**** Information supplied ****

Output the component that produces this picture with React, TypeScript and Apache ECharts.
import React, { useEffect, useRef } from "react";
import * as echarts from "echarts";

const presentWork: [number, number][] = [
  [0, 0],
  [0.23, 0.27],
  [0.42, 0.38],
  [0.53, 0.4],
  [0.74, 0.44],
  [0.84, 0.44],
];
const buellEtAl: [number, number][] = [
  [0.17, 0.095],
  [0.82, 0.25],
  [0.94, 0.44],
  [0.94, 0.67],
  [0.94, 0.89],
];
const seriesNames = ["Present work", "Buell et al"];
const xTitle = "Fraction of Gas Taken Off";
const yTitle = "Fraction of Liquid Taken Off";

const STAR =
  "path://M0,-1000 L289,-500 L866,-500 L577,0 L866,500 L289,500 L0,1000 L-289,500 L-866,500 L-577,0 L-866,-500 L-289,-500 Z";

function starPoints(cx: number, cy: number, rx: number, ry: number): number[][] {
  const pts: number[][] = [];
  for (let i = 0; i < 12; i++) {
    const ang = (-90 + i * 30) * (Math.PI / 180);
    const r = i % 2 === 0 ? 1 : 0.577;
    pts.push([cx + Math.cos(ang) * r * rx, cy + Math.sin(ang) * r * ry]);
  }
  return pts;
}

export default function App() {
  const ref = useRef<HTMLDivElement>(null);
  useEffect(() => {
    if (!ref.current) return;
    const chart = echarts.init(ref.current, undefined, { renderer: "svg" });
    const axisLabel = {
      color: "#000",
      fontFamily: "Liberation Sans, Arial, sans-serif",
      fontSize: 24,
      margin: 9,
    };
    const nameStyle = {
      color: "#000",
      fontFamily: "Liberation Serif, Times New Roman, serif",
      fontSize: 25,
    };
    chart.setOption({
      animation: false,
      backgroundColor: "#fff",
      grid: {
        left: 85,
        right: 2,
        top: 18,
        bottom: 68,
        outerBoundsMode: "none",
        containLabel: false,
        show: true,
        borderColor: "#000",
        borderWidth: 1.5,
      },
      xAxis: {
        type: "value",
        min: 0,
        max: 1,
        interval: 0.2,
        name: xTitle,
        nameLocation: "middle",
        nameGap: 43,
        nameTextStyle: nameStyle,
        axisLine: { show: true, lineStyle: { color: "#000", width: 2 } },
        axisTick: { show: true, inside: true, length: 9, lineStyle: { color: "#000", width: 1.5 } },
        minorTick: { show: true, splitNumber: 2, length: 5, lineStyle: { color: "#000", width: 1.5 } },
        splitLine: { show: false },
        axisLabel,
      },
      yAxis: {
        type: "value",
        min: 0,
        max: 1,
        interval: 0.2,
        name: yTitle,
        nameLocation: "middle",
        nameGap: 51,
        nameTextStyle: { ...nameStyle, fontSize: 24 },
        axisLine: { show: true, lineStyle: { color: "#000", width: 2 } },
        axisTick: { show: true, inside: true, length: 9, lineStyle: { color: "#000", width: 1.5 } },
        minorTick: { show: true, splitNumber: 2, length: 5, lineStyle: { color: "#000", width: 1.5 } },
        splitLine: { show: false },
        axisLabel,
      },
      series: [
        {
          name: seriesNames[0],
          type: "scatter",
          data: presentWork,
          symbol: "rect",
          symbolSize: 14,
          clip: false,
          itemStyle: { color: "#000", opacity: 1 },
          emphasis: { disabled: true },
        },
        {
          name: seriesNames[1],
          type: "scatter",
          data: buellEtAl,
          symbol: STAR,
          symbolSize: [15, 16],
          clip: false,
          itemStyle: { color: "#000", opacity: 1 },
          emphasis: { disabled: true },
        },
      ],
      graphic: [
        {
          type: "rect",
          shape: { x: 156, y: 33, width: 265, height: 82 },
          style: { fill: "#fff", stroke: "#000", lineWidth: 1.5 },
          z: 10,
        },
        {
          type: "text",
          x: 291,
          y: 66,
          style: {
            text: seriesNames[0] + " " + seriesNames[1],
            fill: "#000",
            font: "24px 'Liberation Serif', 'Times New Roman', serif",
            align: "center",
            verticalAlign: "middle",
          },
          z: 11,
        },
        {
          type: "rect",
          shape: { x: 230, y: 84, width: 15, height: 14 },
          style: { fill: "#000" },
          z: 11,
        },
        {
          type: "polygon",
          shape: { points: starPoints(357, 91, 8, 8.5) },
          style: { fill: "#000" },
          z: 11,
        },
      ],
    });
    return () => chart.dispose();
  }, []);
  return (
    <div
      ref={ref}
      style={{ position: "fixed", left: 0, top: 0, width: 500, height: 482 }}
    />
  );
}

****

◆ **Task to complete**: Return the full listing, character for character.

◆ **Expected answer**:
Output the component that produces this picture with React, TypeScript and Apache ECharts.
import React, { useEffect, useRef } from "react";
import * as echarts from "echarts";

const presentWork: [number, number][] = [
  [0, 0],
  [0.23, 0.27],
  [0.42, 0.38],
  [0.53, 0.4],
  [0.74, 0.44],
  [0.84, 0.44],
];
const buellEtAl: [number, number][] = [
  [0.17, 0.095],
  [0.82, 0.25],
  [0.94, 0.44],
  [0.94, 0.67],
  [0.94, 0.89],
];
const seriesNames = ["Present work", "Buell et al"];
const xTitle = "Fraction of Gas Taken Off";
const yTitle = "Fraction of Liquid Taken Off";

const STAR =
  "path://M0,-1000 L289,-500 L866,-500 L577,0 L866,500 L289,500 L0,1000 L-289,500 L-866,500 L-577,0 L-866,-500 L-289,-500 Z";

function starPoints(cx: number, cy: number, rx: number, ry: number): number[][] {
  const pts: number[][] = [];
  for (let i = 0; i < 12; i++) {
    const ang = (-90 + i * 30) * (Math.PI / 180);
    const r = i % 2 === 0 ? 1 : 0.577;
    pts.push([cx + Math.cos(ang) * r * rx, cy + Math.sin(ang) * r * ry]);
  }
  return pts;
}

export default function App() {
  const ref = useRef<HTMLDivElement>(null);
  useEffect(() => {
    if (!ref.current) return;
    const chart = echarts.init(ref.current, undefined, { renderer: "svg" });
    const axisLabel = {
      color: "#000",
      fontFamily: "Liberation Sans, Arial, sans-serif",
      fontSize: 24,
      margin: 9,
    };
    const nameStyle = {
      color: "#000",
      fontFamily: "Liberation Serif, Times New Roman, serif",
      fontSize: 25,
    };
    chart.setOption({
      animation: false,
      backgroundColor: "#fff",
      grid: {
        left: 85,
        right: 2,
        top: 18,
        bottom: 68,
        outerBoundsMode: "none",
        containLabel: false,
        show: true,
        borderColor: "#000",
        borderWidth: 1.5,
      },
      xAxis: {
        type: "value",
        min: 0,
        max: 1,
        interval: 0.2,
        name: xTitle,
        nameLocation: "middle",
        nameGap: 43,
        nameTextStyle: nameStyle,
        axisLine: { show: true, lineStyle: { color: "#000", width: 2 } },
        axisTick: { show: true, inside: true, length: 9, lineStyle: { color: "#000", width: 1.5 } },
        minorTick: { show: true, splitNumber: 2, length: 5, lineStyle: { color: "#000", width: 1.5 } },
        splitLine: { show: false },
        axisLabel,
      },
      yAxis: {
        type: "value",
        min: 0,
        max: 1,
        interval: 0.2,
        name: yTitle,
        nameLocation: "middle",
        nameGap: 51,
        nameTextStyle: { ...nameStyle, fontSize: 24 },
        axisLine: { show: true, lineStyle: { color: "#000", width: 2 } },
        axisTick: { show: true, inside: true, length: 9, lineStyle: { color: "#000", width: 1.5 } },
        minorTick: { show: true, splitNumber: 2, length: 5, lineStyle: { color: "#000", width: 1.5 } },
        splitLine: { show: false },
        axisLabel,
      },
      series: [
        {
          name: seriesNames[0],
          type: "scatter",
          data: presentWork,
          symbol: "rect",
          symbolSize: 14,
          clip: false,
          itemStyle: { color: "#000", opacity: 1 },
          emphasis: { disabled: true },
        },
        {
          name: seriesNames[1],
          type: "scatter",
          data: buellEtAl,
          symbol: STAR,
          symbolSize: [15, 16],
          clip: false,
          itemStyle: { color: "#000", opacity: 1 },
          emphasis: { disabled: true },
        },
      ],
      graphic: [
        {
          type: "rect",
          shape: { x: 156, y: 33, width: 265, height: 82 },
          style: { fill: "#fff", stroke: "#000", lineWidth: 1.5 },
          z: 10,
        },
        {
          type: "text",
          x: 291,
          y: 66,
          style: {
            text: seriesNames[0] + " " + seriesNames[1],
            fill: "#000",
            font: "24px 'Liberation Serif', 'Times New Roman', serif",
            align: "center",
            verticalAlign: "middle",
          },
          z: 11,
        },
        {
          type: "rect",
          shape: { x: 230, y: 84, width: 15, height: 14 },
          style: { fill: "#000" },
          z: 11,
        },
        {
          type: "polygon",
          shape: { points: starPoints(357, 91, 8, 8.5) },
          style: { fill: "#000" },
          z: 11,
        },
      ],
    });
    return () => chart.dispose();
  }, []);
  return (
    <div
      ref={ref}
      style={{ position: "fixed", left: 0, top: 0, width: 500, height: 482 }}
    />
  );
}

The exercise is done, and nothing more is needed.